Diferentemente de seu concorrente, João Gabriel Mendonça Franco, CEO da Paag, vê que, embora interessados, os bancos não conhecem as particularidades do setor.
“Os bancos estão interessados, mas o setor de apostas é muito específico e exige um dinamismo que as instituições tradicionais não conseguem oferecer com a estrutura que têm hoje ”, afirmou Franco.
Para ele, os processos “burocráticos” dos bancos tornarão difícil operar em um mercado que demanda agilidade e resposta rápida, sendo mais provável que os bancos acabem adquirindo fintechs especializadas para ingressar no setor.

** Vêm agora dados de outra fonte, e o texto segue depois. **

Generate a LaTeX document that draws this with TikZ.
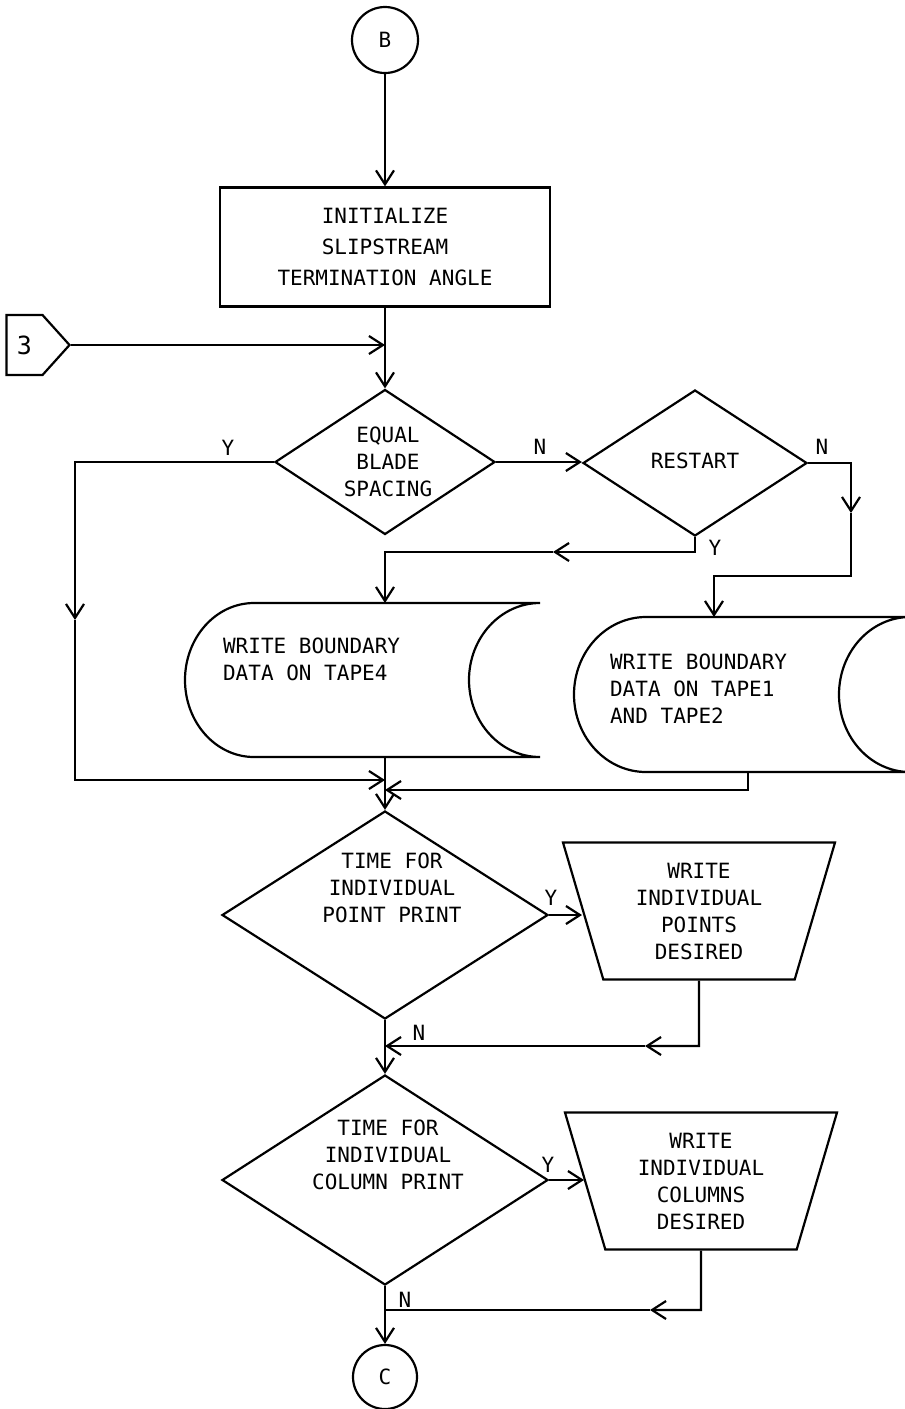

Sobre os desafios para o próximo ano, Franco apontou que, além de combater a ludopatia (vício em apostas), o setor enfrenta uma "instabilidade política". Ele se refere à disputa entre estados e União pela competência de regulamentar as apostas, processo que, segundo ele, exigirá adaptação e aprendizado.
“Acredito que, ao longo dos próximos anos, as coisas vão se organizar e teremos uma regulamentação consolidada, adaptada à realidade brasileira”, declarou.
Em linha com as preocupações, o setor foi impactado pela notícia de que o Procurador-Geral da República (PGR), Paulo Gonet, entrou com uma ação no Supremo Tribunal Federal (STF) questionando grande parte das normas que regulamentaram os jogos e apostas online no Brasil.
O PGR considera que a legislação é “insuficiente para proteger direitos fundamentais dos consumidores”, alegando que fere direitos à saúde, alimentação, do consumidor, da criança e do adolescente, do idoso e da pessoa com deficiência.
O órgão pede uma liminar (decisão provisória) contra as normas, o que poderia suspender as apostas e jogos online no país.
Na véspera, o ministro do STF, Luiz Fux, afirmou que a Corte deve juglar, no primeiro semestre de 2025, a ação que discute os impactos das apostas online e promete "ajustes" nas regras sobre as bets.